Although there has been general satisfaction in the three school districts utilizing subcontracting, it still remains unknown whether or not economic returns have been achieved. However, the authors conclude that the structure of the state aid formula is reason enough to conclude that districts do save money at least in the short run. What happens financially in the long run depends upon the state aid formula and whether a high level of competition can be maintained within the industry.

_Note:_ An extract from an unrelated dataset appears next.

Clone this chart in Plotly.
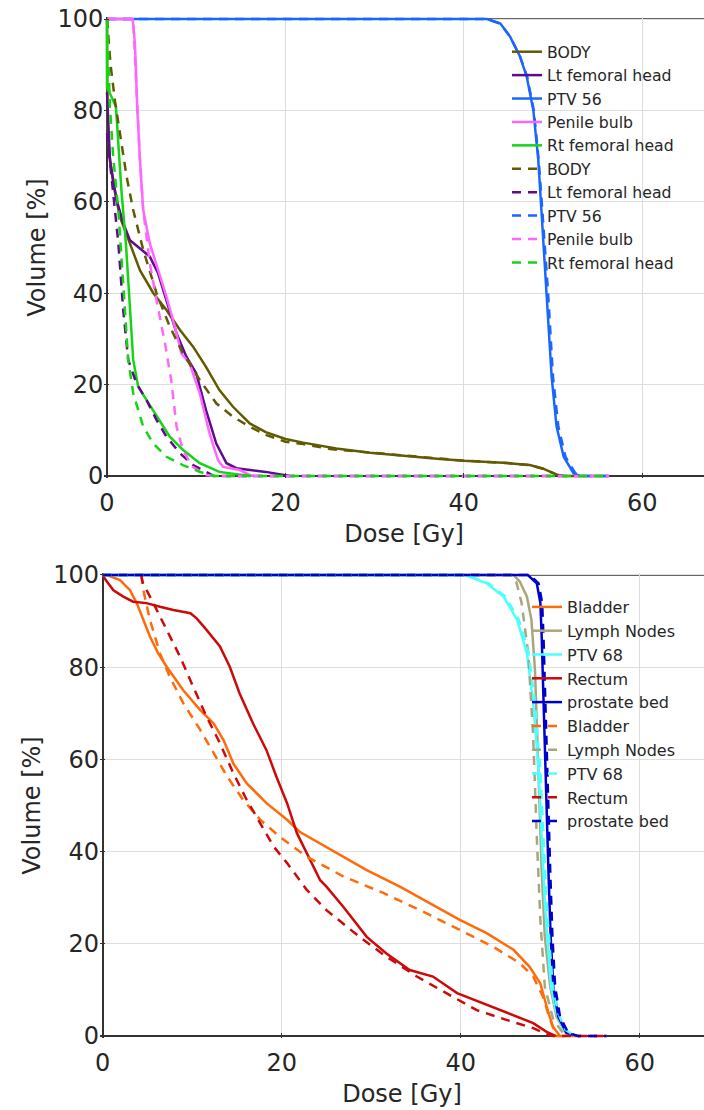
import plotly.graph_objects as go

# ---------------- Top panel data (Dose [Gy], Volume [%]) ----------------
body_d = [0, 0.05, 0.3, 0.7, 1.45, 2.57, 3.7, 5.2, 6.67, 8.16, 9.65, 11.1, 12.6, 14.1, 16, 17.8, 20, 22, 25.7, 29.5, 33.2, 37, 40, 44.4, 47.4, 48.9, 50.4, 51.2]
body_v = [100, 76, 70, 64, 56.7, 50.9, 45, 40, 36.3, 32, 28.3, 23.9, 18.8, 15.2, 11.5, 9.6, 8.1, 7.3, 6.0, 5.1, 4.4, 3.8, 3.35, 2.9, 2.4, 1.6, 0.3, 0]
body2_d = [0, 0.4, 0.9, 1.5, 2.2, 2.94, 4.06, 5.55, 7.04, 8.53, 10.4, 12.25, 14.1, 16, 17.8, 20, 22, 25, 29.5, 33.2, 37, 40, 44.4, 47.4, 48.9, 50.4, 51.2, 56.3]
body2_v = [100, 90, 82, 74, 65.5, 58.2, 49.5, 40, 32.7, 26.8, 21, 15.9, 13, 10.8, 9, 7.5, 7.0, 5.9, 5.1, 4.4, 3.8, 3.35, 2.9, 2.4, 1.6, 0.3, 0, 0]

ltfh_d = [0, 0.33, 1.08, 1.82, 2.57, 3.7, 4.8, 5.74, 6.67, 7.8, 8.9, 10, 11.1, 12.25, 13.4, 14.5, 17.8, 20, 20.5]
ltfh_v = [84, 69, 60.4, 55.3, 51.6, 49.8, 48, 44.3, 38.5, 31.2, 26.1, 22.5, 14.4, 7.1, 2.8, 1.7, 0.9, 0.2, 0]
ltfh2_d = [0, 0.52, 1.27, 1.82, 2.38, 3.3, 4.43, 5.55, 6.67, 8.16, 9.65, 11.1, 12, 56.3]
ltfh2_v = [75, 65.5, 51, 36.3, 25.4, 20.3, 16.6, 12.3, 8.6, 5, 2.4, 0.9, 0, 0]

ptv56_d = [0, 42.6, 44.1, 45.2, 46.3, 47.05, 47.8, 48.35, 48.7, 49.3, 49.85, 50.4, 51.2, 52.3, 53]
ptv56_v = [100, 100, 99, 96.1, 91.8, 87.4, 80, 69.1, 58.2, 40, 21.7, 10.8, 4.2, 0.6, 0]
ptv562_d = [0, 42.6, 44.1, 45.2, 46.3, 47.1, 47.85, 48.4, 48.8, 49.45, 50.0, 50.6, 51.4, 52.5, 53.3, 56.3]
ptv562_v = [100, 100, 99, 96.1, 91.8, 87.4, 80, 69.1, 58.2, 40, 21.7, 10.8, 4.2, 0.6, 0, 0]

penile_d = [0, 2.87, 3.13, 3.4, 3.7, 4.06, 4.8, 5.74, 6.67, 7.6, 8.34, 9.27, 10.4, 11.5, 12.44, 13, 14.9, 16, 16.5]
penile_v = [100, 100, 94.7, 80, 69, 58.2, 50.9, 45, 39.2, 32.7, 26.8, 24.6, 18.1, 9.3, 3.5, 2, 1.3, 0.2, 0]
penile2_d = [0, 2.94, 3.24, 3.7, 4.06, 4.8, 5.55, 6.5, 7.2, 7.8, 8.5, 9.6, 11.1, 12, 56.3]
penile2_v = [100, 100, 87.4, 69, 58.2, 46.5, 38.5, 29, 21, 10.8, 5.7, 2, 0.2, 0, 0]

rtfh_d = [0, 0, 0.5, 1.0, 1.27, 1.64, 2.12, 2.57, 2.94, 3.5, 4.43, 5.55, 7.04, 8.53, 10.4, 12.6, 14.9, 16]
rtfh_v = [100, 85, 83, 80.8, 72.8, 61.9, 50.9, 36.3, 25.4, 19.5, 16.6, 13, 8.6, 5.7, 2.8, 0.9, 0.4, 0]
rtfh2_d = [0, 0.33, 0.7, 1.27, 1.64, 2.0, 2.38, 2.94, 4.06, 5.2, 6.67, 8.5, 10.4, 12, 56.3]
rtfh2_v = [100, 80.8, 69.8, 58.2, 47.3, 36.3, 25.4, 18.1, 10.8, 7.1, 4.2, 2.4, 0.9, 0, 0]

top_names = ["BODY", "Lt femoral head", "PTV 56", "Penile bulb", "Rt femoral head"]
top_colors = ["#625a00", "#5e0c8c", "#1a66ff", "#ff66ff", "#14d414"]

# ---------------- Bottom panel data ----------------
bladder_d = [0, 0.45, 1.94, 3.05, 3.8, 4.54, 5.29, 6.2, 7.15, 9.0, 10.9, 12.4, 13.5, 14.6, 16.1, 18.3, 20.6, 22, 25.8, 29.5, 33.2, 36.9, 39.9, 42.9, 45.9, 47.7, 48.9, 49.6, 50.3, 51.1]
bladder_v = [100, 100, 98.9, 96.7, 93.9, 90.2, 86.6, 83, 80.1, 75, 70.7, 67.8, 64.2, 59.1, 54.8, 50.5, 46.9, 44.3, 40, 36, 32.4, 28.4, 25.2, 22.3, 18.7, 15, 11.4, 6.4, 2, 0]
bladder2_d = [4.3, 4.54, 5.29, 6.4, 7.5, 9.0, 10.9, 12.4, 13.9, 15.7, 17.6, 19.8, 22.8, 26.9, 31.4, 36.2, 39.9, 43.6, 46.6, 48.1, 49.2, 50, 50.7, 56.3]
bladder2_v = [100, 96.7, 90.2, 83, 77.9, 72.2, 66.4, 61.3, 56.3, 51.2, 46.9, 43.2, 38.9, 34.6, 31, 26.6, 23, 19.4, 15.8, 12.9, 8.5, 3.5, 0, 0]

lymph_d = [0, 45.9, 46.6, 47.4, 47.9, 48.3, 48.55, 48.8, 49.05, 49.4, 50, 50.7, 51.8, 52.5]
lymph_v = [100, 100, 98.6, 95.3, 90.3, 79.4, 64.9, 50.5, 36, 21.5, 10.7, 4.2, 0.5, 0]
lymph2_d = [0, 45.5, 46.2, 46.8, 47.55, 48.1, 48.5, 48.9, 49.4, 50.35, 51.5, 52.2]
lymph2_v = [100, 100, 98.6, 94, 83, 64.9, 43.2, 25.2, 10.7, 3.5, 0.5, 0]

ptv68_d = [0, 40.5, 42.9, 44.8, 46.3, 47.4, 48.1, 48.7, 49.05, 49.4, 49.8, 50.1, 50.7, 51.5, 52.6]
ptv68_v = [100, 100, 98.2, 95.3, 90.3, 83, 72.2, 57.7, 43.2, 28.8, 18, 10.7, 4.9, 1.3, 0]
ptv682_d = [0, 40.7, 43.1, 45.0, 46.5, 47.6, 48.3, 48.9, 49.25, 49.6, 50.0, 50.3, 50.9, 51.7, 52.8]
ptv682_v = [100, 100, 98.2, 95.3, 90.3, 83, 72.2, 57.7, 43.2, 28.8, 18, 10.7, 4.9, 1.3, 0]

rectum_d = [0, 0.3, 1.2, 2.3, 3.4, 4.9, 6.4, 7.9, 9.8, 10.5, 11.6, 13.1, 14.2, 15.3, 16.8, 18.3, 19.4, 20.6, 21.7, 22.8, 24.3, 25, 26.9, 29.5, 31.7, 34.3, 36.9, 39.6, 42.5, 45.5, 48.1, 49.6, 50.6]
rectum_v = [100, 99, 96.7, 95.3, 94.2, 93.9, 93.1, 92.4, 91.7, 90.6, 88.1, 84.5, 80.1, 74.3, 67.8, 62, 56.3, 50.5, 44, 39.6, 33.8, 32.4, 28, 21.5, 17.9, 14.3, 12.9, 9.3, 7.1, 4.9, 2.8, 0.9, 0]
rectum2_d = [4.3, 4.5, 5.66, 7.15, 8.64, 10.1, 11.6, 13.1, 14.6, 16.1, 17.6, 19.1, 20.6, 22.8, 25, 27.3, 28.7, 31.7, 35.1, 38.4, 41.8, 45.1, 48.1, 49.7, 50.3, 56.3]
rectum2_v = [100, 98.2, 93.9, 88.1, 82.3, 75.8, 69.3, 63.5, 57, 51.2, 46.1, 41.1, 37.5, 31.7, 27.3, 23.7, 21.5, 17.2, 12.9, 9.3, 5.6, 3.5, 1.7, 0.3, 0, 0]

pbed_d = [0, 47.5, 48.5, 48.9, 49.05, 49.2, 49.4, 49.6, 49.8, 50.05, 50.35, 50.9, 51.8, 52.9]
pbed_v = [100, 100, 98.2, 94, 86.6, 75.8, 64.9, 50.5, 36, 21.5, 10.7, 4.2, 0.7, 0]
pbed2_d = [0, 47.7, 48.7, 49.1, 49.25, 49.4, 49.6, 49.8, 50.0, 50.25, 50.55, 51.1, 52.0, 53.1, 56.3]
pbed2_v = [100, 100, 98.2, 94, 86.6, 75.8, 64.9, 50.5, 36, 21.5, 10.7, 4.2, 0.7, 0, 0]

bot_names = ["Bladder", "Lymph Nodes", "PTV 68", "Rectum", "prostate bed"]
bot_colors = ["#ff6a0a", "#a9a67e", "#4dffff", "#cc0a0a", "#0000cc"]

x_ticks = [0, 20, 40, 60]
y_ticks = [0, 20, 40, 60, 80, 100]

FONT = "DejaVu Sans"
TXT = "#262626"
W, H = 704, 1110
OFF = 0  # page body margin removed by post_script, so figure pixel == screen pixel

top_solid = [(body_d, body_v), (ltfh_d, ltfh_v), (ptv56_d, ptv56_v), (penile_d, penile_v), (rtfh_d, rtfh_v)]
top_dash = [(body2_d, body2_v), (ltfh2_d, ltfh2_v), (ptv562_d, ptv562_v), (penile2_d, penile2_v), (rtfh2_d, rtfh2_v)]
bot_solid = [(bladder_d, bladder_v), (lymph_d, lymph_v), (ptv68_d, ptv68_v), (rectum_d, rectum_v), (pbed_d, pbed_v)]
bot_dash = [(bladder2_d, bladder2_v), (lymph2_d, lymph2_v), (ptv682_d, ptv682_v), (rectum2_d, rectum2_v), (pbed2_d, pbed2_v)]

fig = go.Figure()
LW = 2.5
DASH = "9px,7px"

def add_set(solid, dashed, names, colors, xa, ya, leg):
    for (d, v), n, c in zip(solid, names, colors):
        fig.add_trace(go.Scatter(x=d, y=v, mode="lines", name=n, xaxis=xa, yaxis=ya, legend=leg,
                                 line=dict(color=c, width=LW)))
    for (d, v), n, c in zip(dashed, names, colors):
        fig.add_trace(go.Scatter(x=d, y=v, mode="lines", name=n, xaxis=xa, yaxis=ya, legend=leg,
                                 line=dict(color=c, width=LW, dash=DASH)))

add_set(top_solid, top_dash, top_names, top_colors, "x", "y", "legend")
add_set(bot_solid, bot_dash, bot_names, bot_colors, "x2", "y2", "legend2")

# pixel geometry of the two panels (figure pixels)
top_x0, top_px = 107 - OFF, 8.92
bot_x0, bot_px = 102.7 - OFF, 8.95
top_y100, top_y0 = 19 - OFF, 476 - OFF
bot_y100, bot_y0 = 575 - OFF, 1036 - OFF
pad_v = 0.5
pad_d = 0.3

def yaxis_cfg(y100, y0):
    ppv = (y0 - y100) / 100.0
    top_px_ = y100 - pad_v * ppv
    bot_px_ = y0 + pad_v * ppv
    return dict(domain=[1 - bot_px_ / H, 1 - top_px_ / H], range=[-pad_v, 100 + pad_v])

def xaxis_cfg(x0, ppd):
    left = x0 - pad_d * ppd
    right_val = (W - x0) / ppd
    return dict(domain=[left / W, 1], range=[-pad_d, right_val])

common_ax = dict(showgrid=True, gridcolor="#dedede", gridwidth=1, zeroline=True, zerolinecolor="#333333",
                 zerolinewidth=1.5, showline=False, ticks="inside", ticklen=5, tickcolor="#333333",
                 automargin=False, ticklabeloverflow="allow",
                 tickfont=dict(family=FONT, size=24, color=TXT), title_font=dict(family=FONT, size=24, color=TXT))

fig.update_layout(
    template="none",
    width=W, height=H, margin=dict(l=0, r=0, t=0, b=0, pad=0), autosize=False,
    paper_bgcolor="white", plot_bgcolor="white",
    font=dict(family=FONT, color=TXT),
    xaxis=dict(**common_ax, **xaxis_cfg(top_x0, top_px), anchor="y", tickvals=x_ticks, ticklabelstandoff=8,
               title=dict(text="Dose [Gy]", standoff=8)),
    yaxis=dict(**common_ax, **yaxis_cfg(top_y100, top_y0), anchor="x", tickvals=y_ticks, ticklabelstandoff=0,
               title=dict(text="Volume [%]", standoff=5)),
    xaxis2=dict(**common_ax, **xaxis_cfg(bot_x0, bot_px), anchor="y2", tickvals=x_ticks, ticklabelstandoff=8,
                title=dict(text="Dose [Gy]", standoff=8)),
    yaxis2=dict(**common_ax, **yaxis_cfg(bot_y100, bot_y0), anchor="x2", tickvals=y_ticks, ticklabelstandoff=0,
                title=dict(text="Volume [%]", standoff=5)),
    legend=dict(x=(499 + 8) / W, y=1 - (27 + 8) / H, xanchor="left", yanchor="top", bgcolor="rgba(0,0,0,0)",
                font=dict(family=FONT, size=15.7, color=TXT), itemwidth=30, tracegroupgap=0, borderwidth=0),
    legend2=dict(x=(519 + 8) / W, y=1 - (582 + 8) / H, xanchor="left", yanchor="top", bgcolor="rgba(0,0,0,0)",
                 font=dict(family=FONT, size=16, color=TXT), itemwidth=30, tracegroupgap=0, borderwidth=0),
    showlegend=True,
)

# top border lines of each panel (box outline at 100 %)
fig.add_shape(type="line", xref="x", yref="y", x0=0, x1=70, y0=100, y1=100,
              line=dict(color="#333333", width=1.5), layer="below")
fig.add_shape(type="line", xref="x2", yref="y2", x0=0, x1=70, y0=100, y1=100,
              line=dict(color="#333333", width=1.5), layer="below")

fig.write_html("out.html", config={"displayModeBar": False},
               post_script="document.body.style.margin='0px';")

The Taylor Law categorizes subjects of negotiation between employer and labor as mandatory, non-mandatory, or prohibited. A mandatory term or condition of employement is one that, if raised by either party, must be negotiated in good faith even to the point of deadlock. A non-mandatory subject may not be pressed to impasse except by mutual agreement. Although the Taylor Law states that private sector labor law shall not be regarded as a binding or controlling precedent, the Public Employees Relations Board (PERB) and New York State Courts are still watching closely what the National Labor Relations Board (NRLB) says and does. The NLRB regards subcontracting as a non-mandatory subject of negotiations if it meets the following criteria:

  • it is motivated by economic considerations

  • the activity comports with the employer''s customary business operations

  • the activity does not vary significantly in kind or degree from past practice

  • the subcontracting has has no adverse affects on employees in the unit subcontracting follows an opportunity by the union to bargain about changes in existing subcontrating practices at previous general bargaining sessions

In general, there must be a clear link of causation between subcontracting and a substantial adverse, immediate adverse, or significant detrimental effect on employees, and this is difficult to formulate.

There are many different forums in the public sector for challenging decisions by public entities to subcontract. The variety of ways in which people have challenged these decisions, and the rulings on the cases have shown that subcontracting is an extremely complex issue.

The Taylor Law poses a problem of interpretation in determining whether a subject of negotiation is a term or condition of employment, or one which directly affects the terms and conditions of employment. The Saratoga Springs case serves as an example where an employer wanted to subcontract and, in the process, did not plan to change the nature or amount of service, and was to retain ownership over capital and management of employees. Therefore, the only effect of subcontracting was on the employees themselves. In this case, subcontracting was ruled as a mandatory subject of negotiation. In another case in New Rochelle, the employer was actually changing the amount of service to be provided and therefore subcontracting was ruled a non-mandatory subject of negotiation.

If the public employer''s only objective in subcontracting is to save costs while not changing the nature or amount of service, subcontracting is ruled as a mandatory subject of negotiations. Assignment of work to non-unit employees, provided it does not have an effect on or alter the terms of employment, and is considered a redetermination of job qualifications, is deemed a non-mandatory subject of negotiation. Finally, if there exists evidence that subcontracting would result in a departure from past practices, then it is considered a mandatory subject.

The duty to bargain can be waived by employers if there exists either explicit language in the contract giving the employer the right to bargain, or if the employees fail to request a negotiation. Employers also have the right to act unilaterally in a time of compelling urgency. Donovan and Orr believe that identifying a time of urgency poses interpretive problems. The Triborough Doctrine states that negotiating parties are obliged to maintain the status quo during the hiatus between the expiration of the old agreement and the negotiation of its successor.